After a courageous decision on community choice for electricity — as an alternative to the monopoly currently enjoyed by San Diego Gas & Electric — Mayor Kevin Faulconer can spike the football with one more fast breaking Hail Mary.

Imitate Teddy Roosevelt, but speak loudly and wield a big stick.

Why?

City Attorney Mara Elliott has ruled — correctly — that short-term vacation rentals are currently illegal in that they violate existing zoning laws.

The City Council has wrestled with this problem for years and finally came up with a sensible solution, only to be swamped by the cash of the Airbnb lobby via a signature gathering initiative that forced the council to back down.

The 8-1 vote left only Councilwoman Lorie Zapf in opposition. Her district has the greatest concentration of such rentals. She is up for re-election in 10 days, and she is an ally of Faulconer.

Enter the mayor.

He has tried to negotiate a compromise between the owners or and lobbyists for Airbnb units and the adversely affected residents in the old stock neighborhoods of La Jolla, Point Loma and Mission Hills.

He should try again. He can twist the arms, threaten enforcement of existing laws, work with the council, figure out how to legally exempt the beach areas, and then hold a press conference to announce even larger fines and fees for the illegal units.

Then he should make sure the city enforces the laws.

The residents of the older neighborhoods—who have battled mightily against the corrosive effects of weekend transient occupants in their once quiet neighborhoods—deserve help in preserving some semblance of their communities.

Faulconer should provide it.

Or Save Our Neighborhoods can sue the city for failure to enforce existing laws and Airbnb for violating the same.

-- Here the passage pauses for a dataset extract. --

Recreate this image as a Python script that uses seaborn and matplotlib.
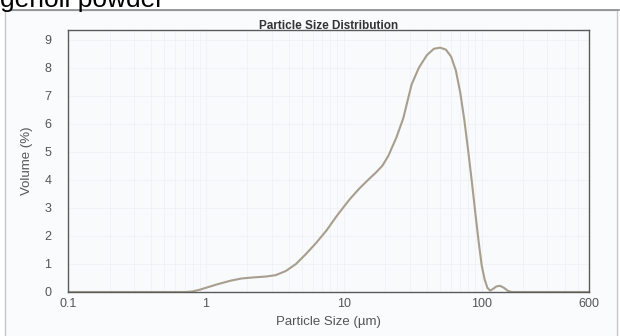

Granted there are obstacles. As Elliott has explained, the new rules must be totally different that those recently enacted.

So, include the City Attorney in the mix. Work weekends and long days into nights. Do something intelligent, legal, and beneficial to all. This shouldn’t be that difficult.

It is long past time to preserve what still makes San Diego unique. And that is not more “uberization” of our neighborhoods.

Call Airbnb’s bluff. Other cities have done it.

Why not San Diego?


Colleen O’Connor is a native San Diegan and a retired college professor.